Feature Gaps Are Inevitable
I’ve always loved a challenge. Maybe that’s why I’ve spent my career representing challenger products. Whether at a scrappy startup or going head-to-head against entrenched products, I’ve almost always been the one fighting incumbents.
When you sell for the underdog, you will never have the exhaustive feature list of a tenured competitor. Yet sales teams continue to treat these gaps as a shortcoming of the product they represent.
When a deal seems to hinge on a missing feature, I often see teams fall into a familiar feature-fix cycle:
Sellers apologize for what’s missing
Leaders escalate to engineering to “save” the deal
Specialists are pulled in to sell the roadmap
Or worse, sellers try to convince the customer that they don’t really need the feature
Each of these reactions may feel right in the moment, but together they reinforce the buyer’s concern instead of reframing it.
The message the customer hears is: “You’re right — our solution can’t fully meet your needs.”
Stop Defending. Start Pivoting.
If you’ve qualified the opportunity, a feature requirement is almost never about the feature. It’s about the business need the feature is meant to address.
When a customer demands a specific feature, what they’re really saying is: “We’ve already decided how this need must be filled.”
The deal breakdown happens when a sales team doesn’t understand the difference between a true technical requirement and a customer objection.
And if the deal was truly qualified, failing to bridge that gap is a failure in objection handling.

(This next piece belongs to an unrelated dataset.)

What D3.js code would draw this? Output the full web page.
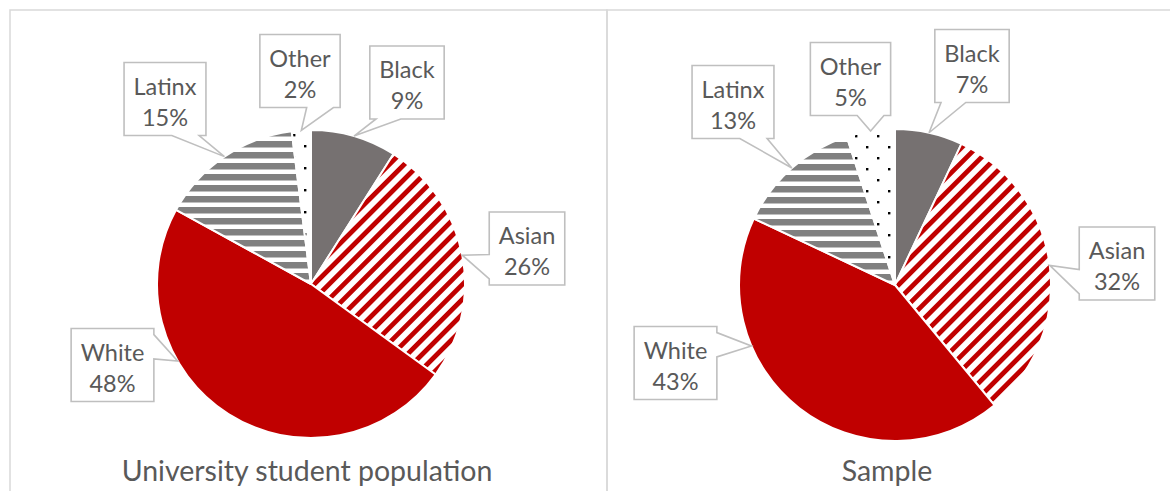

How to Pivot: The “Workflow vs. Widget” Approach
The next time a prospect says, “We can’t move forward without Feature X,” don’t look at your roadmap. Look at your customer’s needs.
Use this four-step pivot:
1. Validate the intent
“I hear that Feature X is a priority for the team. Help me understand the specific workflow that starts when someone clicks that button.”
2. Uncover the outcome
“What is the ultimate business result that step is supposed to produce?”
3. Reframe the solution
“If we can achieve [Outcome] in [half the time / with more accuracy] using our [existing feature], would you still require the specifics of Feature X — or would our implementation satisfy the requirement?”
4. Earn the trusted advisor role
“My role here isn’t to defend or talk you into a feature set. It’s to make sure you get the outcome you actually need — even if it looks different than you expected.”
In my experience, when a sales team can successfully pivot the “missing feature” conversation from a gap to an outcome, the feature itself often becomes irrelevant.
Shift Focus From Gaps to Skills
If you or your teams find yourselves overly focused on missing features, that’s a signal to leadership that objection-handling skills need strengthening.
Objection handling isn’t about having all the answers. It’s about structured conversations that reframe perceived risk into defensible outcomes.
Remember: A feature is just a means to an end. If you can own the end, the means become negotiable.
Stop defending what you don’t have — and start selling the value you do.